BEGIN SOURCE DATA

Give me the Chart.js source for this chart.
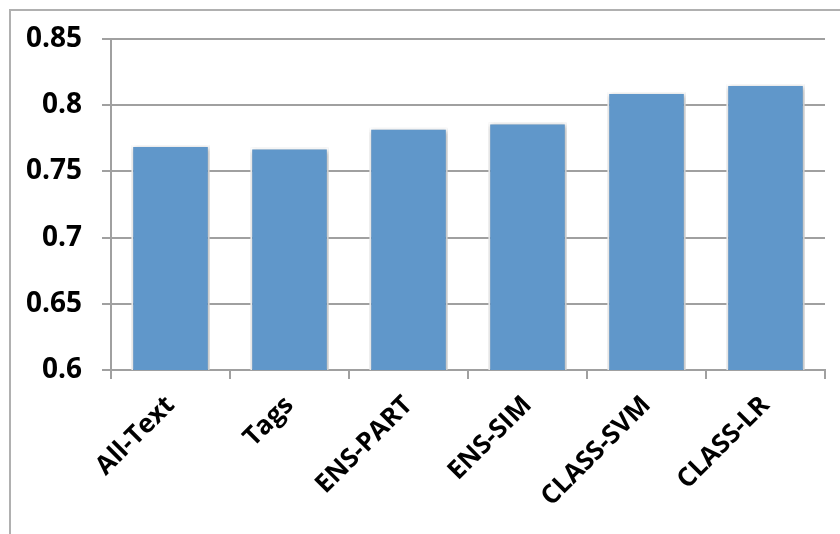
<!DOCTYPE html>
<html>
<head>
<meta charset="utf-8">
<script src="https://cdn.jsdelivr.net/npm/chart.js@4"></script>
<style>
  html, body { margin: 0; padding: 0; background: #fff; }
  #wrap { position: relative; width: 840px; height: 534px; }
  #frame { position: absolute; left: 9px; top: 9px; width: 840px; height: 540px; border: 2px solid #b0b0b0; box-sizing: border-box; }
  canvas { position: absolute; left: 0; top: 0; }
</style>
</head>
<body>
<div id="wrap">
  <div id="frame"></div>
  <canvas id="chart" width="840" height="534"></canvas>
</div>
<script>
const categories = ["All-Text", "Tags", "ENS-PART", "ENS-SIM", "CLASS-SVM", "CLASS-LR"];
const scores = [0.770, 0.768, 0.783, 0.787, 0.810, 0.816];
const yTicks = [0.6, 0.65, 0.7, 0.75, 0.8, 0.85];

const barShadow = {
  id: "barShadow",
  beforeDatasetsDraw(chart) {
    const ctx = chart.ctx;
    ctx.save();
    ctx.shadowColor = "rgba(0, 0, 0, 0.35)";
    ctx.shadowBlur = 5;
    ctx.shadowOffsetX = 1;
    ctx.shadowOffsetY = 1;
  },
  afterDatasetsDraw(chart) {
    chart.ctx.restore();
  }
};

const ctx = document.getElementById("chart").getContext("2d");
new Chart(ctx, {
  type: "bar",
  data: {
    labels: categories,
    datasets: [{
      data: scores,
      backgroundColor: "#6097ca",
      borderColor: "#ffffff",
      borderWidth: 2,
      categoryPercentage: 1,
      barPercentage: 0.66
    }]
  },
  options: {
    responsive: false,
    animation: false,
    layout: { padding: { top: 39, right: 15, left: 0, bottom: 0 } },
    plugins: { legend: { display: false }, tooltip: { enabled: false } },
    scales: {
      x: {
        grid: { display: true, drawOnChartArea: false, offset: true, color: "#a0a0a0", lineWidth: 2, tickLength: 9 },
        border: { color: "#a0a0a0", width: 2 },
        ticks: {
          color: "#000",
          font: { family: "'Open Sans', 'Liberation Sans', sans-serif", size: 26, weight: "bold" },
          minRotation: 45,
          maxRotation: 45,
          padding: 11
        },
        afterFit(scale) { scale.height = 164; }
      },
      y: {
        min: 0.6,
        max: 0.85,
        afterBuildTicks(scale) { scale.ticks = yTicks.map(v => ({ value: v })); },
        grid: { color: "#a0a0a0", lineWidth: 2, tickLength: 9 },
        border: { color: "#a0a0a0", width: 2 },
        ticks: {
          color: "#000",
          font: { family: "'Open Sans', 'Liberation Sans', sans-serif", size: 28, weight: "bold" },
          padding: 20,
          callback: v => String(Math.round(v * 100) / 100)
        },
        afterFit(scale) { scale.width = 111; }
      }
    }
  },
  plugins: [barShadow]
});
</script>
</body>
</html>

END SOURCE DATA

Keep the pictures out of the copy and return the rest of the data above exactly.

Give me the Chart.js source for this chart.
<!DOCTYPE html>
<html>
<head>
<meta charset="utf-8">
<script src="https://cdn.jsdelivr.net/npm/chart.js@4"></script>
<style>
  html, body { margin: 0; padding: 0; background: #fff; }
  #wrap { position: relative; width: 840px; height: 534px; }
  #frame { position: absolute; left: 9px; top: 9px; width: 840px; height: 540px; border: 2px solid #b0b0b0; box-sizing: border-box; }
  canvas { position: absolute; left: 0; top: 0; }
</style>
</head>
<body>
<div id="wrap">
  <div id="frame"></div>
  <canvas id="chart" width="840" height="534"></canvas>
</div>
<script>
const categories = ["All-Text", "Tags", "ENS-PART", "ENS-SIM", "CLASS-SVM", "CLASS-LR"];
const scores = [0.770, 0.768, 0.783, 0.787, 0.810, 0.816];
const yTicks = [0.6, 0.65, 0.7, 0.75, 0.8, 0.85];

const barShadow = {
  id: "barShadow",
  beforeDatasetsDraw(chart) {
    const ctx = chart.ctx;
    ctx.save();
    ctx.shadowColor = "rgba(0, 0, 0, 0.35)";
    ctx.shadowBlur = 5;
    ctx.shadowOffsetX = 1;
    ctx.shadowOffsetY = 1;
  },
  afterDatasetsDraw(chart) {
    chart.ctx.restore();
  }
};

const ctx = document.getElementById("chart").getContext("2d");
new Chart(ctx, {
  type: "bar",
  data: {
    labels: categories,
    datasets: [{
      data: scores,
      backgroundColor: "#6097ca",
      borderColor: "#ffffff",
      borderWidth: 2,
      categoryPercentage: 1,
      barPercentage: 0.66
    }]
  },
  options: {
    responsive: false,
    animation: false,
    layout: { padding: { top: 39, right: 15, left: 0, bottom: 0 } },
    plugins: { legend: { display: false }, tooltip: { enabled: false } },
    scales: {
      x: {
        grid: { display: true, drawOnChartArea: false, offset: true, color: "#a0a0a0", lineWidth: 2, tickLength: 9 },
        border: { color: "#a0a0a0", width: 2 },
        ticks: {
          color: "#000",
          font: { family: "'Open Sans', 'Liberation Sans', sans-serif", size: 26, weight: "bold" },
          minRotation: 45,
          maxRotation: 45,
          padding: 11
        },
        afterFit(scale) { scale.height = 164; }
      },
      y: {
        min: 0.6,
        max: 0.85,
        afterBuildTicks(scale) { scale.ticks = yTicks.map(v => ({ value: v })); },
        grid: { color: "#a0a0a0", lineWidth: 2, tickLength: 9 },
        border: { color: "#a0a0a0", width: 2 },
        ticks: {
          color: "#000",
          font: { family: "'Open Sans', 'Liberation Sans', sans-serif", size: 28, weight: "bold" },
          padding: 20,
          callback: v => String(Math.round(v * 100) / 100)
        },
        afterFit(scale) { scale.width = 111; }
      }
    }
  },
  plugins: [barShadow]
});
</script>
</body>
</html>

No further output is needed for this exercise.